Zuvor gaben die am Projekt Beteiligten Auskunft über das in Berlin bislang einzigartige Vorhaben. Vorausgegangen war ein neunwöchiges Kursprogramm, das 2015 mit finanzieller Unterstützung der Bonifatius-Stiftung begonnen hat. Es zeigte sich aber, dass dieser Ansatz zu schematisch und seiner Kürze wegen nur bedingt von Nutzen ist. So entstand in enger Kooperation mit dem Koordinator für Suchthilfe im Bezirksamt Spandau, Dirk Welzel, und dem Bezirksstadtrat für Gesundheit, Frank Bewig, das nun ins Leben gerufene Angebot.
In Spandau sind 6000 bis 6500 Kinder betroffen
Den Bedarf veranschaulichte Bewig mit einem Rechenbeispiel: Ausgehend von deutschlandweit etwa zweieinhalb Millionen Kindern, die mit mindestens einem suchtkranken Elternteil leben, geht er für Spandau von 6000 bis 6500 betroffenen Kindern aus. Er hat sich deshalb dafür stark gemacht, dass der Bezirk das Projekt mit zehntausend Euro pro Jahr finanziert. Das gilt zunächst für das laufende und das kommende Jahr. Dann wird, ausgehend vom Erfolg, neu entschieden werden.

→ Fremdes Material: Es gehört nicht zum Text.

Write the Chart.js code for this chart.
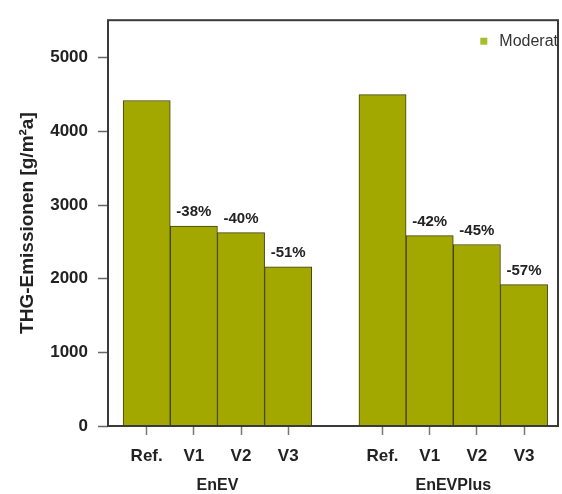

Verantwortlich für die Durchführung sind die Kinder- und Jugendtherapeutin Ilka Rhein und Katharina Walzog, die Leiterin der Spandauer Kindertagesstätte St. Marien. In deren Räumen findet das Gruppenangebot jeden zweiten Mittwoch von 17 bis 19 Uhr statt. Teilnehmen können betroffene Kinder von sieben bis elf Jahren. Dabei geht es, wie Frau Rhein erläuterte, darum, den Kindern Strategien des Umgangs mit ihrer Situation zu vermitteln und sie bereit zu machen, sich darüber auszutauschen; letztlich um die Stärkung des Lebensmutes und der Hoffnung, auch in ihrer Lage Freude am Leben erfahren zu dürfen. Aber auch, wie Frau Walzig ergänzte, darum, zu sehen, dass auch andere Kinder in derselben Lage sind, sich untereinander davon zu erzählen und auch einmal sorglos miteinander zu spielen.
„Jedes Kind und jede Familie zählt“
Für dieses Jahr angemeldet sind sieben Kinder, eine recht kleine Zahl. Aber, wie Rolf Göpel, Regionalleiter der Berliner Caritas, bemerkte: „Jedes Kind und jede Familie zählt.“ Und es braucht Zeit, bis sich die von Scham und Schuldgefühlen geplagten Eltern dafür entscheiden, ihr Kind in eine solche Gruppe zu schicken. Gut wäre es, wenn sich mehr dazu überwinden könnten, denn Kinder mit suchtkranken Eltern sind einem sechsfach höheren Risiko ausgesetzt, selbst suchtkrank zu werden oder psychische Störungen zu entwickeln.